EVM – Understanding Confusion Around mload Opcode in EVM and Yul

evmyul

This code is used to return keccak256 of function input and taken from this question:

function assemblyKeccak (bytes memory _input) public pure returns (bytes32 x) {
    assembly {
        x := keccak256(add(_input, 0x20), mload(_input))
    }
}

My question is:

mload opcode usually takes memory address and loads what is stored there (such as free memory pointer mload(0x40)). In this case, it takes byte as an input… what is it doing here and what is it loading?

add adds two input and returns result. How is it possible to add _input with 32?

Best Answer

There are 2 points that you should clearly understand in assembly context :

1 . All variables are value type in assembly

There is no such thing as a "reference type" in assembly, for instance _input in assembly context is the address of the byte array, it's not the byte array itself like in pure solidity. Considering that value as an address (i.e., a pointer) or anything else is just a matter of interpretation, it is by no means enforced by the language.

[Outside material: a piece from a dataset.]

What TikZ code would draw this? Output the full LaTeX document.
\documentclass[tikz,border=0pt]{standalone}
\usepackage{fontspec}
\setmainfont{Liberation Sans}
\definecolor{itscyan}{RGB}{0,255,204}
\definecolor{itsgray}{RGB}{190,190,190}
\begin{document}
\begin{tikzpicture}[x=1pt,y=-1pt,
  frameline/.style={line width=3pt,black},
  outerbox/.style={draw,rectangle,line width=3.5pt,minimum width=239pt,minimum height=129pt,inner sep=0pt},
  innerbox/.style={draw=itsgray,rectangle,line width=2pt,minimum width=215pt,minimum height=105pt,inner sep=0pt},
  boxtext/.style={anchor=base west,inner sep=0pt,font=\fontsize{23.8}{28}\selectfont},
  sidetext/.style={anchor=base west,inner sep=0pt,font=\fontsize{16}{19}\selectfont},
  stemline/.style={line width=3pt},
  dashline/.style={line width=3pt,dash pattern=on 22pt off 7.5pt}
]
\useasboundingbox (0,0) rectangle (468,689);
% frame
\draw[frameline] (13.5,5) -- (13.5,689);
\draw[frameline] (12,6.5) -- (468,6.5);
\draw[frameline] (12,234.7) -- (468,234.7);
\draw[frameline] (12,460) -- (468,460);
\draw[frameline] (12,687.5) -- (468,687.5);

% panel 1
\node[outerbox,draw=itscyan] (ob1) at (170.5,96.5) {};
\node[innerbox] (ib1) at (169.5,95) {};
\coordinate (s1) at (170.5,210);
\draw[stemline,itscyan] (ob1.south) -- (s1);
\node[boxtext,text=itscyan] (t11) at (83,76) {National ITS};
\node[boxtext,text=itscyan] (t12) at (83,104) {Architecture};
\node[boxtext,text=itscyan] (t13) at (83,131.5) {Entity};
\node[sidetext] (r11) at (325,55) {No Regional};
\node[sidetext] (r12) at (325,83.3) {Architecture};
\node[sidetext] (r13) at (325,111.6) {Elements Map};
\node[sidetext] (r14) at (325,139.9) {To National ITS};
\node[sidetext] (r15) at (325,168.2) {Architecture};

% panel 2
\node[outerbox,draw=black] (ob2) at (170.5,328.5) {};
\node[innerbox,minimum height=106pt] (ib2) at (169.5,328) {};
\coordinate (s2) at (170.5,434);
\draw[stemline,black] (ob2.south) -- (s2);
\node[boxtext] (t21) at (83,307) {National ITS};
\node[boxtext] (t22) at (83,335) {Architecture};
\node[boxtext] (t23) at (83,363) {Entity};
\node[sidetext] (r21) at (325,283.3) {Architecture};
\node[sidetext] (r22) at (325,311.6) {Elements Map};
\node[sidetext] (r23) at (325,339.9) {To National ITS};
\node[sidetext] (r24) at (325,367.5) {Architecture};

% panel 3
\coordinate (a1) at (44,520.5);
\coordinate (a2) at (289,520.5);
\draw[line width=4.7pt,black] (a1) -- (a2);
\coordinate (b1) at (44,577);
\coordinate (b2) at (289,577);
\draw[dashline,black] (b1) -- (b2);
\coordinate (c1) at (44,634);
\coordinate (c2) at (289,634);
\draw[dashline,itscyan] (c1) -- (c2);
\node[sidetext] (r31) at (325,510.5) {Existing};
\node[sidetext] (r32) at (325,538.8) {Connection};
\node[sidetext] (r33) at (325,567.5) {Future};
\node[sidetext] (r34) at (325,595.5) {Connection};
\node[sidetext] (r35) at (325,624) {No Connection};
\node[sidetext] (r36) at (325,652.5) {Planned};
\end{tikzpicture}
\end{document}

2 . Memory arrays have the following layout

The length of the array is stored at it's address (in that case, the value of _input is just the address where you will find the length of the array encoded on 32 bytes), the following memory addresses will contain the data on as much 32 bytes words as necessary.

You can read more about it in the documentation.

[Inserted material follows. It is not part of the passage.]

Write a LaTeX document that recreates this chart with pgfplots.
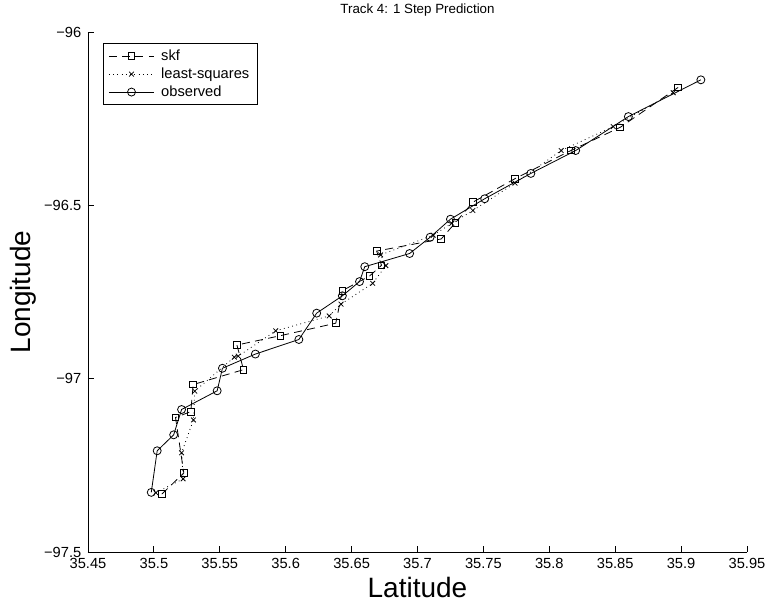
\documentclass[border=0pt]{standalone}
\usepackage{fontspec}
\setmainfont{Liberation Sans}
\usepackage{pgfplots}
\pgfplotsset{compat=1.18}
\begin{document}
\begin{tikzpicture}
\path[use as bounding box] (-66pt,-41.25pt) rectangle (510pt,414pt);
\begin{axis}[
  at={(0,0)}, anchor=south west,
  scale only axis, width=494.25pt, height=390pt,
  xmin=35.45, xmax=35.95, ymin=-97.5, ymax=-96,
  axis x line*=bottom, axis y line*=left,
  axis line style={-, line width=0.6pt},
  tick align=inside, major tick length=4.5pt,
  tick style={line width=0.6pt, black},
  xtick={35.45,35.5,35.55,35.6,35.65,35.7,35.75,35.8,35.85,35.9,35.95},
  xticklabels={35.45,35.5,35.55,35.6,35.65,35.7,35.75,35.8,35.85,35.9,35.95},
  ytick={-97.5,-97,-96.5,-96},
  yticklabels={−97.5,−97,−96.5,−96},
  ticklabel style={font=\fontsize{11}{13}\selectfont},
  xticklabel style={yshift=-1.5pt},
  yticklabel style={xshift=-1.5pt},
  title={Track 4: 1 Step Prediction},
  title style={font=\fontsize{10}{12}\selectfont, at={(axis description cs:0.5,1.027)}, anchor=center},
  xlabel={Latitude},
  xlabel style={font=\fontsize{21}{25}\selectfont, at={(axis description cs:0.5,-0.0692)}, anchor=center},
  ylabel={Longitude},
  ylabel style={font=\fontsize{21}{25}\selectfont, at={(axis description cs:-0.0986,0.5)}, anchor=center},
  legend style={at={(axis description cs:0.0223,0.978)}, anchor=north west,
    font=\fontsize{11}{13}\selectfont, draw=black, line width=0.6pt,
    inner xsep=4pt, inner ysep=2.5pt, row sep=0pt, column sep=3pt},
  legend cell align=left,
  legend image code/.code={\draw[mark repeat=2,mark phase=2,#1] plot coordinates {(0pt,0pt) (17pt,0pt) (34pt,0pt)};},
]
\addplot[black, line width=0.6pt, dash pattern=on 6pt off 4pt, mark=square, mark size=2.5pt, mark options={solid}] coordinates {
(35.506,-97.333) (35.5227,-97.272) (35.5164,-97.112) (35.528,-97.095) (35.5298,-97.017)
(35.568,-96.974) (35.563,-96.903) (35.596,-96.876) (35.638,-96.840) (35.643,-96.746)
(35.6636,-96.704) (35.6727,-96.673) (35.669,-96.632) (35.718,-96.597) (35.7288,-96.550)
(35.742,-96.491) (35.774,-96.423) (35.8164,-96.342) (35.8538,-96.275) (35.8977,-96.160)
};
\addlegendentry{skf}
\addplot[black, line width=0.6pt, dash pattern=on 0.6pt off 2.6pt, mark=x, mark size=2.5pt, mark options={solid}] coordinates {
(35.5015,-97.329) (35.5222,-97.289) (35.521,-97.214) (35.530,-97.119) (35.531,-97.036)
(35.561,-96.938) (35.564,-96.935) (35.5924,-96.862) (35.633,-96.819) (35.642,-96.785)
(35.666,-96.725) (35.676,-96.674) (35.672,-96.643) (35.712,-96.586) (35.726,-96.552)
(35.742,-96.515) (35.774,-96.436) (35.809,-96.342) (35.8485,-96.273) (35.894,-96.175)
};
\addlegendentry{least-squares}
\addplot[black, line width=0.6pt, solid, mark=o, mark size=3pt] coordinates {
(35.498,-97.328) (35.5025,-97.208) (35.515,-97.162) (35.521,-97.089) (35.548,-97.035)
(35.552,-96.970) (35.577,-96.929) (35.610,-96.887) (35.6235,-96.811) (35.643,-96.761)
(35.656,-96.720) (35.660,-96.677) (35.694,-96.639) (35.7096,-96.592) (35.725,-96.540)
(35.751,-96.481) (35.786,-96.408) (35.820,-96.342) (35.860,-96.244) (35.915,-96.138)
};
\addlegendentry{observed}
\end{axis}
\end{tikzpicture}
\end{document}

For a visual explanation, this would be the actual memory layout of the _input array if it were composed of 33 bytes each with value 0x01.

enter image description here


So :

mload(_input) loads the 32 byte value contained at the address _input (the value of _input is an address, the value of memory[_input] is the length of the _input solidity array.)

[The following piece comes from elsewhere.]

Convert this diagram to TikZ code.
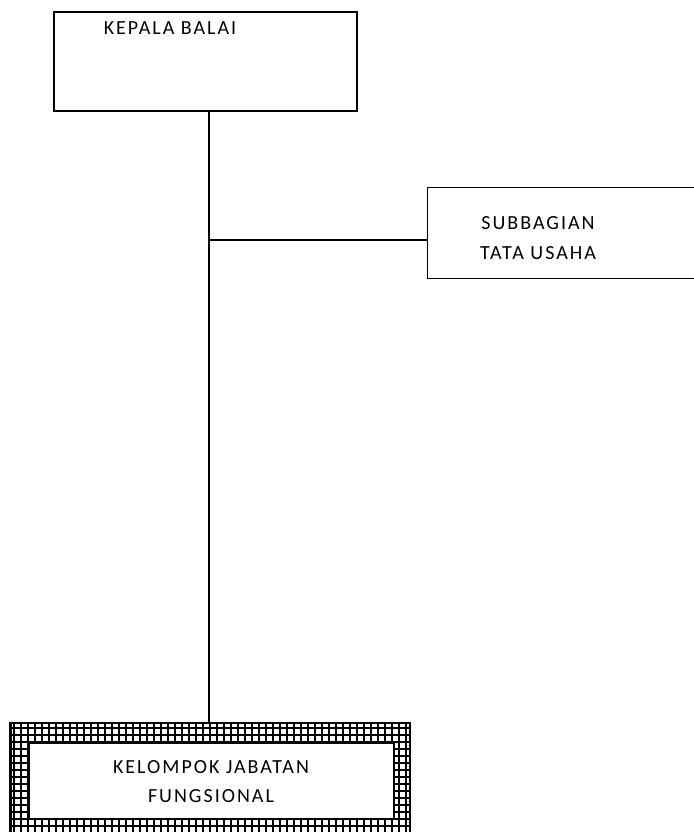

add(_input, 0x20) takes the address _input and adds 0x20 (32) to skip the 32 byte length field, the result is the address at which the data is actually starting in memory. Think of it as the address of _input[0] if you want.

keccak256 (SHA3) requires both the offset of the data to hash and its length. The offset is just the memory address where the data is starting (add(_input, 0x20)) and it's length is mload(_input) as we have seen just before.

I hope that answers your question. Don't hesitate to ask for precisions if anything is unclear.